=== Given material ===

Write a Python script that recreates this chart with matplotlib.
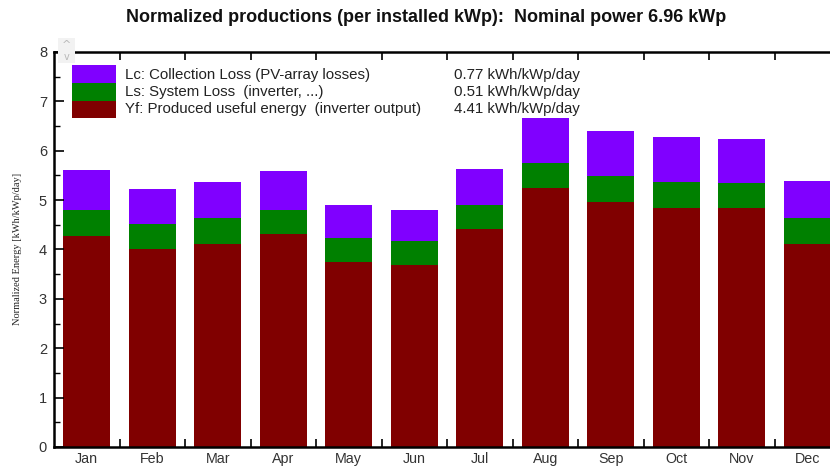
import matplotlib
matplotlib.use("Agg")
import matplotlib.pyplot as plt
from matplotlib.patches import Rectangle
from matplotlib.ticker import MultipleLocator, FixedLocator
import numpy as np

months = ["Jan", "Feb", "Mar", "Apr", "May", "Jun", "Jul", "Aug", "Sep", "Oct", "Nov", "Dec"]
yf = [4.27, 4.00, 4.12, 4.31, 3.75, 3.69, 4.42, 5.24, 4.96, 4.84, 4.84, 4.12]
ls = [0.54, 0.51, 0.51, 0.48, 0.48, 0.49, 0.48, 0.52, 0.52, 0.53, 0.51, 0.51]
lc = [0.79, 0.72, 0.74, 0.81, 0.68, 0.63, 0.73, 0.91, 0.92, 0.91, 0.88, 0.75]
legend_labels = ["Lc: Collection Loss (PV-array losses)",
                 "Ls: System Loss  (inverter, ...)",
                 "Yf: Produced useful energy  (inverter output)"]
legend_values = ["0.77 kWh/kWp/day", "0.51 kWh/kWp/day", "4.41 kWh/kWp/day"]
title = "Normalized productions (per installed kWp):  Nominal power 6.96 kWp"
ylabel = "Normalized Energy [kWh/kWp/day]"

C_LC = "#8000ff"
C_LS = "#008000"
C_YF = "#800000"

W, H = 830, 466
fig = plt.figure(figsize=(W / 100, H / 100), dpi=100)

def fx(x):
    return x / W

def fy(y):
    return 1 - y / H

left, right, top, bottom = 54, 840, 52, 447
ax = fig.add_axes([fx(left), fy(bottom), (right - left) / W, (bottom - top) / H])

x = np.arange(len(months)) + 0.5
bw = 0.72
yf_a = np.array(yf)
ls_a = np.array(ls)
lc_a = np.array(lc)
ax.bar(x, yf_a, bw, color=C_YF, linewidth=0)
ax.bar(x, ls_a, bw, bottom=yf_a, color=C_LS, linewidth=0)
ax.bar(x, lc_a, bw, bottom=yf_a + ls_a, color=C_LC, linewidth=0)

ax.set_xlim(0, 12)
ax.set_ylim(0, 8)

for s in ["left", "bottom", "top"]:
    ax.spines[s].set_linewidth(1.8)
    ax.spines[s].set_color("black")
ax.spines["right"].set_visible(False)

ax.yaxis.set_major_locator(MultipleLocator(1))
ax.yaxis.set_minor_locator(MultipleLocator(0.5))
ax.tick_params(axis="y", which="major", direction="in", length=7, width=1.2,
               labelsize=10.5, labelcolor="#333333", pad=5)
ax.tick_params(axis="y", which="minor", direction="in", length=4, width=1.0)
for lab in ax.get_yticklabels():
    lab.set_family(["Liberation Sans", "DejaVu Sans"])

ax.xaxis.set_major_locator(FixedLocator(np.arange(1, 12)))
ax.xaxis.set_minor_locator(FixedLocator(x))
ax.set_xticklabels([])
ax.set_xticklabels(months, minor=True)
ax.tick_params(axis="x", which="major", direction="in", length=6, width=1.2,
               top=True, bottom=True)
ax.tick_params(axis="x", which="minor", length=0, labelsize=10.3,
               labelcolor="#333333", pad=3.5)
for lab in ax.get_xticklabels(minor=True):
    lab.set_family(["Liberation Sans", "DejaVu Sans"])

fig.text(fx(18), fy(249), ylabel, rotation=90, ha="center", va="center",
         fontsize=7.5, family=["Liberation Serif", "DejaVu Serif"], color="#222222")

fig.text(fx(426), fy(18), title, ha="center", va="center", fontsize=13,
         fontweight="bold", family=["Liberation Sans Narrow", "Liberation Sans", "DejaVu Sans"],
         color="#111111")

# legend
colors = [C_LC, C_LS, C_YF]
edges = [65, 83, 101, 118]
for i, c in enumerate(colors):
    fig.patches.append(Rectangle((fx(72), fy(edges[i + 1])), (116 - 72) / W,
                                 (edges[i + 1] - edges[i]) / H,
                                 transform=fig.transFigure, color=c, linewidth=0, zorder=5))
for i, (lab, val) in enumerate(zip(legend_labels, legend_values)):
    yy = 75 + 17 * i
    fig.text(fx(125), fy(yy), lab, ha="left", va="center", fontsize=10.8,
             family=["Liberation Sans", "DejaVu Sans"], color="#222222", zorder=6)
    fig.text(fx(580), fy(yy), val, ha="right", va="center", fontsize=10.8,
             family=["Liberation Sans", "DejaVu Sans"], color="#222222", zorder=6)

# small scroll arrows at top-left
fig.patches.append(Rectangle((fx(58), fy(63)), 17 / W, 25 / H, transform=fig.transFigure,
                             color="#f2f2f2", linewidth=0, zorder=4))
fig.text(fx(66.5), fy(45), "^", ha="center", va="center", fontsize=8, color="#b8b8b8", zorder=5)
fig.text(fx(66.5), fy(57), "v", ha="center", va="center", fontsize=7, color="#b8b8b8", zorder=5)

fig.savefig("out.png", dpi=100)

===

▶ Do this
Transcribe the material exactly, leaving every picture out.

▶ The solution
Write a Python script that recreates this chart with matplotlib.
import matplotlib
matplotlib.use("Agg")
import matplotlib.pyplot as plt
from matplotlib.patches import Rectangle
from matplotlib.ticker import MultipleLocator, FixedLocator
import numpy as np

months = ["Jan", "Feb", "Mar", "Apr", "May", "Jun", "Jul", "Aug", "Sep", "Oct", "Nov", "Dec"]
yf = [4.27, 4.00, 4.12, 4.31, 3.75, 3.69, 4.42, 5.24, 4.96, 4.84, 4.84, 4.12]
ls = [0.54, 0.51, 0.51, 0.48, 0.48, 0.49, 0.48, 0.52, 0.52, 0.53, 0.51, 0.51]
lc = [0.79, 0.72, 0.74, 0.81, 0.68, 0.63, 0.73, 0.91, 0.92, 0.91, 0.88, 0.75]
legend_labels = ["Lc: Collection Loss (PV-array losses)",
                 "Ls: System Loss  (inverter, ...)",
                 "Yf: Produced useful energy  (inverter output)"]
legend_values = ["0.77 kWh/kWp/day", "0.51 kWh/kWp/day", "4.41 kWh/kWp/day"]
title = "Normalized productions (per installed kWp):  Nominal power 6.96 kWp"
ylabel = "Normalized Energy [kWh/kWp/day]"

C_LC = "#8000ff"
C_LS = "#008000"
C_YF = "#800000"

W, H = 830, 466
fig = plt.figure(figsize=(W / 100, H / 100), dpi=100)

def fx(x):
    return x / W

def fy(y):
    return 1 - y / H

left, right, top, bottom = 54, 840, 52, 447
ax = fig.add_axes([fx(left), fy(bottom), (right - left) / W, (bottom - top) / H])

x = np.arange(len(months)) + 0.5
bw = 0.72
yf_a = np.array(yf)
ls_a = np.array(ls)
lc_a = np.array(lc)
ax.bar(x, yf_a, bw, color=C_YF, linewidth=0)
ax.bar(x, ls_a, bw, bottom=yf_a, color=C_LS, linewidth=0)
ax.bar(x, lc_a, bw, bottom=yf_a + ls_a, color=C_LC, linewidth=0)

ax.set_xlim(0, 12)
ax.set_ylim(0, 8)

for s in ["left", "bottom", "top"]:
    ax.spines[s].set_linewidth(1.8)
    ax.spines[s].set_color("black")
ax.spines["right"].set_visible(False)

ax.yaxis.set_major_locator(MultipleLocator(1))
ax.yaxis.set_minor_locator(MultipleLocator(0.5))
ax.tick_params(axis="y", which="major", direction="in", length=7, width=1.2,
               labelsize=10.5, labelcolor="#333333", pad=5)
ax.tick_params(axis="y", which="minor", direction="in", length=4, width=1.0)
for lab in ax.get_yticklabels():
    lab.set_family(["Liberation Sans", "DejaVu Sans"])

ax.xaxis.set_major_locator(FixedLocator(np.arange(1, 12)))
ax.xaxis.set_minor_locator(FixedLocator(x))
ax.set_xticklabels([])
ax.set_xticklabels(months, minor=True)
ax.tick_params(axis="x", which="major", direction="in", length=6, width=1.2,
               top=True, bottom=True)
ax.tick_params(axis="x", which="minor", length=0, labelsize=10.3,
               labelcolor="#333333", pad=3.5)
for lab in ax.get_xticklabels(minor=True):
    lab.set_family(["Liberation Sans", "DejaVu Sans"])

fig.text(fx(18), fy(249), ylabel, rotation=90, ha="center", va="center",
         fontsize=7.5, family=["Liberation Serif", "DejaVu Serif"], color="#222222")

fig.text(fx(426), fy(18), title, ha="center", va="center", fontsize=13,
         fontweight="bold", family=["Liberation Sans Narrow", "Liberation Sans", "DejaVu Sans"],
         color="#111111")

# legend
colors = [C_LC, C_LS, C_YF]
edges = [65, 83, 101, 118]
for i, c in enumerate(colors):
    fig.patches.append(Rectangle((fx(72), fy(edges[i + 1])), (116 - 72) / W,
                                 (edges[i + 1] - edges[i]) / H,
                                 transform=fig.transFigure, color=c, linewidth=0, zorder=5))
for i, (lab, val) in enumerate(zip(legend_labels, legend_values)):
    yy = 75 + 17 * i
    fig.text(fx(125), fy(yy), lab, ha="left", va="center", fontsize=10.8,
             family=["Liberation Sans", "DejaVu Sans"], color="#222222", zorder=6)
    fig.text(fx(580), fy(yy), val, ha="right", va="center", fontsize=10.8,
             family=["Liberation Sans", "DejaVu Sans"], color="#222222", zorder=6)

# small scroll arrows at top-left
fig.patches.append(Rectangle((fx(58), fy(63)), 17 / W, 25 / H, transform=fig.transFigure,
                             color="#f2f2f2", linewidth=0, zorder=4))
fig.text(fx(66.5), fy(45), "^", ha="center", va="center", fontsize=8, color="#b8b8b8", zorder=5)
fig.text(fx(66.5), fy(57), "v", ha="center", va="center", fontsize=7, color="#b8b8b8", zorder=5)

fig.savefig("out.png", dpi=100)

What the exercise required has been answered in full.